Start
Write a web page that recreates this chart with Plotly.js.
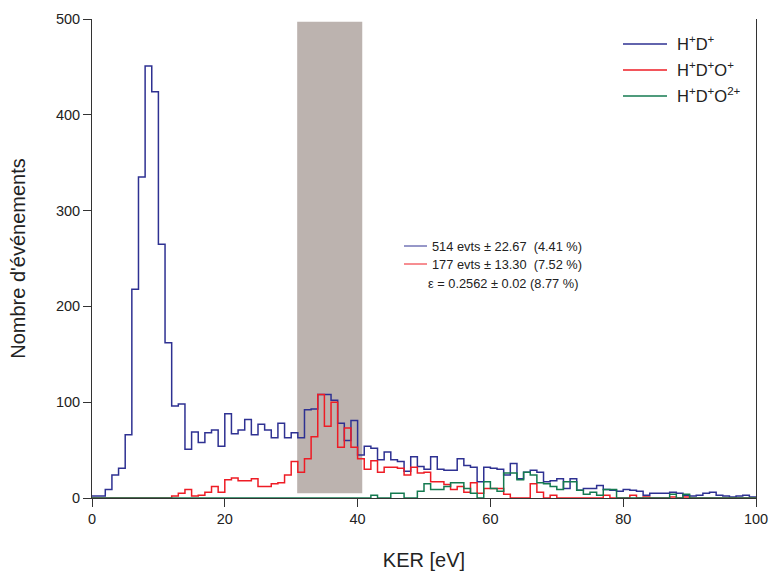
<!DOCTYPE html>
<html>
<head>
<meta charset="utf-8">
<script src="https://cdn.plot.ly/plotly-3.0.1.min.js"></script>
<style>html,body{margin:0;padding:0;background:#fff;}#chart{width:771px;height:571px;}</style>
</head>
<body>
<div id="chart"></div>
<script>
// KER bins: left edges in eV, 1 eV wide
const binLeft = Array.from({length: 100}, (_, i) => i);
const binWidth = 1;

const countsHD = [2,2,9,24,31,66,218,335,451,424,265,162,96,98,51,69,58,68,71,54,
  88,67,71,82,66,77,71,63,78,63,68,63,92,93,108,108,102,78,60,81,
  45,54,52,40,48,40,38,28,43,33,30,43,30,29,29,41,34,32,17,32,
  31,30,24,36,20,27,29,27,17,18,20,10,20,8,10,10,13,9,8,7,
  9,8,7,3,5,5,5,6,5,3,2,3,5,6,3,2,1,2,3,1];

const countsHDO = [0,0,0,0,0,0,0,0,0,0,0,0,2,5,9,2,3,6,12,6,
  19,21,18,18,20,12,12,15,16,24,38,27,41,64,108,75,100,53,73,53,
  41,30,39,27,32,32,31,24,32,26,27,17,17,14,9,12,6,16,5,10,
  10,10,4,0,0,0,15,6,0,3,0,0,0,0,0,0,0,3,0,0,
  0,3,0,1,0,0,0,1,0,1,0,0,0,0,0,0,0,0,0,0];

const countsHDO2 = [0,0,0,0,0,0,0,0,0,0,0,0,0,0,0,0,0,0,0,0,
  0,0,0,0,0,0,0,0,0,0,0,0,0,0,0,0,0,0,0,0,
  0,0,3,0,0,5,5,0,0,7,15,9,9,12,16,16,10,5,0,17,
  10,7,26,26,19,27,24,16,15,12,9,17,17,8,4,6,3,9,9,0,
  0,0,0,0,0,0,0,4,0,4,0,0,0,0,0,0,0,0,0,0];

const seriesNames = ['H<sup>+</sup>D<sup>+</sup>', 'H<sup>+</sup>D<sup>+</sup>O<sup>+</sup>', 'H<sup>+</sup>D<sup>+</sup>O<sup>2+</sup>'];
const seriesColors = ['#2e3192', '#ee1c25', '#147a50'];
const window_eV = [30.9, 40.7];
const statLines = ['514 evts ± 22.67&nbsp;&nbsp;(4.41 %)', '177 evts ± 13.30&nbsp;&nbsp;(7.52 %)', 'ε = 0.2562 ± 0.02 (8.77 %)'];

function stepTrace(counts, name, color) {
  const x = binLeft.concat([binLeft[binLeft.length - 1] + binWidth]);
  const y = counts.concat([counts[counts.length - 1]]);
  return {x: x, y: y, type: 'scatter', mode: 'lines', name: name,
    line: {shape: 'hv', color: color, width: 1.5}, hoverinfo: 'skip'};
}

const traces = [
  stepTrace(countsHD, seriesNames[0], seriesColors[0]),
  stepTrace(countsHDO, seriesNames[1], seriesColors[1]),
  stepTrace(countsHDO2, seriesNames[2], seriesColors[2])
];

const fnt = 'Liberation Sans, Arial, Helvetica, sans-serif';
const px2x = p => (p - 92) / 664;
const px2y = p => (498 - p) / 479;

const shapes = [
  {type: 'rect', xref: 'x', yref: 'y', x0: window_eV[0], x1: window_eV[1], y0: 5, y1: 497,
   fillcolor: '#bcb3af', line: {width: 0}, layer: 'below'},
  {type: 'line', xref: 'paper', yref: 'paper', x0: px2x(404), x1: px2x(427), y0: px2y(246), y1: px2y(246),
   line: {color: seriesColors[0], width: 1}},
  {type: 'line', xref: 'paper', yref: 'paper', x0: px2x(404), x1: px2x(427), y0: px2y(264), y1: px2y(264),
   line: {color: seriesColors[1], width: 1}}
];

const annotations = statLines.map((t, i) => ({
  xref: 'paper', yref: 'paper', x: px2x(i < 2 ? 430 : 426), y: px2y([246, 264, 283][i]),
  xanchor: 'left', yanchor: 'middle', showarrow: false, text: t,
  font: {family: fnt, size: 12.8, color: '#222'}
}));

// legend drawn by hand: key lines + labels
const legendY = [44, 70, 96];
seriesNames.forEach((nm, i) => {
  shapes.push({type: 'line', xref: 'paper', yref: 'paper', x0: px2x(623), x1: px2x(667),
    y0: px2y(legendY[i]), y1: px2y(legendY[i]), line: {color: seriesColors[i], width: 1.5}});
  annotations.push({xref: 'paper', yref: 'paper', x: px2x(675), y: px2y(legendY[i] - 1),
    xanchor: 'left', yanchor: 'middle', showarrow: false, text: nm,
    font: {family: fnt, size: 16.5, color: '#222'}});
});

const layout = {
  width: 771, height: 571,
  margin: {l: 92, r: 15, t: 19, b: 73},
  paper_bgcolor: '#fff', plot_bgcolor: '#fff',
  font: {family: fnt, color: '#222'},
  showlegend: false,
  xaxis: {range: [0, 100], tickvals: [0, 20, 40, 60, 80, 100], ticks: 'outside', ticklen: 8,
    tickcolor: '#333', showline: true, linecolor: '#333', linewidth: 1, showgrid: false, zeroline: false,
    tickfont: {size: 14.5, family: fnt, color: '#222'},
    title: {text: 'KER [eV]', font: {size: 20, family: fnt, color: '#222'}, standoff: 27}},
  yaxis: {range: [0, 500], tickvals: [0, 100, 200, 300, 400, 500], ticks: 'outside', ticklen: 8,
    tickcolor: '#333', showline: true, linecolor: '#333', linewidth: 1, mirror: true, showgrid: false, zeroline: false,
    tickfont: {size: 14.5, family: fnt, color: '#222'},
    title: {text: "Nombre d'événements", font: {size: 20, family: fnt, color: '#222'}, standoff: 24}},
  shapes: shapes,
  annotations: annotations
};

Plotly.newPlot('chart', traces, layout, {displayModeBar: false, staticPlot: true});
</script>
</body>
</html>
End
_Task brief_:
Every line is to be duplicated exactly, though pictures stay out.

_Expected output_:
Write a web page that recreates this chart with Plotly.js.
<!DOCTYPE html>
<html>
<head>
<meta charset="utf-8">
<script src="https://cdn.plot.ly/plotly-3.0.1.min.js"></script>
<style>html,body{margin:0;padding:0;background:#fff;}#chart{width:771px;height:571px;}</style>
</head>
<body>
<div id="chart"></div>
<script>
// KER bins: left edges in eV, 1 eV wide
const binLeft = Array.from({length: 100}, (_, i) => i);
const binWidth = 1;

const countsHD = [2,2,9,24,31,66,218,335,451,424,265,162,96,98,51,69,58,68,71,54,
  88,67,71,82,66,77,71,63,78,63,68,63,92,93,108,108,102,78,60,81,
  45,54,52,40,48,40,38,28,43,33,30,43,30,29,29,41,34,32,17,32,
  31,30,24,36,20,27,29,27,17,18,20,10,20,8,10,10,13,9,8,7,
  9,8,7,3,5,5,5,6,5,3,2,3,5,6,3,2,1,2,3,1];

const countsHDO = [0,0,0,0,0,0,0,0,0,0,0,0,2,5,9,2,3,6,12,6,
  19,21,18,18,20,12,12,15,16,24,38,27,41,64,108,75,100,53,73,53,
  41,30,39,27,32,32,31,24,32,26,27,17,17,14,9,12,6,16,5,10,
  10,10,4,0,0,0,15,6,0,3,0,0,0,0,0,0,0,3,0,0,
  0,3,0,1,0,0,0,1,0,1,0,0,0,0,0,0,0,0,0,0];

const countsHDO2 = [0,0,0,0,0,0,0,0,0,0,0,0,0,0,0,0,0,0,0,0,
  0,0,0,0,0,0,0,0,0,0,0,0,0,0,0,0,0,0,0,0,
  0,0,3,0,0,5,5,0,0,7,15,9,9,12,16,16,10,5,0,17,
  10,7,26,26,19,27,24,16,15,12,9,17,17,8,4,6,3,9,9,0,
  0,0,0,0,0,0,0,4,0,4,0,0,0,0,0,0,0,0,0,0];

const seriesNames = ['H<sup>+</sup>D<sup>+</sup>', 'H<sup>+</sup>D<sup>+</sup>O<sup>+</sup>', 'H<sup>+</sup>D<sup>+</sup>O<sup>2+</sup>'];
const seriesColors = ['#2e3192', '#ee1c25', '#147a50'];
const window_eV = [30.9, 40.7];
const statLines = ['514 evts ± 22.67&nbsp;&nbsp;(4.41 %)', '177 evts ± 13.30&nbsp;&nbsp;(7.52 %)', 'ε = 0.2562 ± 0.02 (8.77 %)'];

function stepTrace(counts, name, color) {
  const x = binLeft.concat([binLeft[binLeft.length - 1] + binWidth]);
  const y = counts.concat([counts[counts.length - 1]]);
  return {x: x, y: y, type: 'scatter', mode: 'lines', name: name,
    line: {shape: 'hv', color: color, width: 1.5}, hoverinfo: 'skip'};
}

const traces = [
  stepTrace(countsHD, seriesNames[0], seriesColors[0]),
  stepTrace(countsHDO, seriesNames[1], seriesColors[1]),
  stepTrace(countsHDO2, seriesNames[2], seriesColors[2])
];

const fnt = 'Liberation Sans, Arial, Helvetica, sans-serif';
const px2x = p => (p - 92) / 664;
const px2y = p => (498 - p) / 479;

const shapes = [
  {type: 'rect', xref: 'x', yref: 'y', x0: window_eV[0], x1: window_eV[1], y0: 5, y1: 497,
   fillcolor: '#bcb3af', line: {width: 0}, layer: 'below'},
  {type: 'line', xref: 'paper', yref: 'paper', x0: px2x(404), x1: px2x(427), y0: px2y(246), y1: px2y(246),
   line: {color: seriesColors[0], width: 1}},
  {type: 'line', xref: 'paper', yref: 'paper', x0: px2x(404), x1: px2x(427), y0: px2y(264), y1: px2y(264),
   line: {color: seriesColors[1], width: 1}}
];

const annotations = statLines.map((t, i) => ({
  xref: 'paper', yref: 'paper', x: px2x(i < 2 ? 430 : 426), y: px2y([246, 264, 283][i]),
  xanchor: 'left', yanchor: 'middle', showarrow: false, text: t,
  font: {family: fnt, size: 12.8, color: '#222'}
}));

// legend drawn by hand: key lines + labels
const legendY = [44, 70, 96];
seriesNames.forEach((nm, i) => {
  shapes.push({type: 'line', xref: 'paper', yref: 'paper', x0: px2x(623), x1: px2x(667),
    y0: px2y(legendY[i]), y1: px2y(legendY[i]), line: {color: seriesColors[i], width: 1.5}});
  annotations.push({xref: 'paper', yref: 'paper', x: px2x(675), y: px2y(legendY[i] - 1),
    xanchor: 'left', yanchor: 'middle', showarrow: false, text: nm,
    font: {family: fnt, size: 16.5, color: '#222'}});
});

const layout = {
  width: 771, height: 571,
  margin: {l: 92, r: 15, t: 19, b: 73},
  paper_bgcolor: '#fff', plot_bgcolor: '#fff',
  font: {family: fnt, color: '#222'},
  showlegend: false,
  xaxis: {range: [0, 100], tickvals: [0, 20, 40, 60, 80, 100], ticks: 'outside', ticklen: 8,
    tickcolor: '#333', showline: true, linecolor: '#333', linewidth: 1, showgrid: false, zeroline: false,
    tickfont: {size: 14.5, family: fnt, color: '#222'},
    title: {text: 'KER [eV]', font: {size: 20, family: fnt, color: '#222'}, standoff: 27}},
  yaxis: {range: [0, 500], tickvals: [0, 100, 200, 300, 400, 500], ticks: 'outside', ticklen: 8,
    tickcolor: '#333', showline: true, linecolor: '#333', linewidth: 1, mirror: true, showgrid: false, zeroline: false,
    tickfont: {size: 14.5, family: fnt, color: '#222'},
    title: {text: "Nombre d'événements", font: {size: 20, family: fnt, color: '#222'}, standoff: 24}},
  shapes: shapes,
  annotations: annotations
};

Plotly.newPlot('chart', traces, layout, {displayModeBar: false, staticPlot: true});
</script>
</body>
</html>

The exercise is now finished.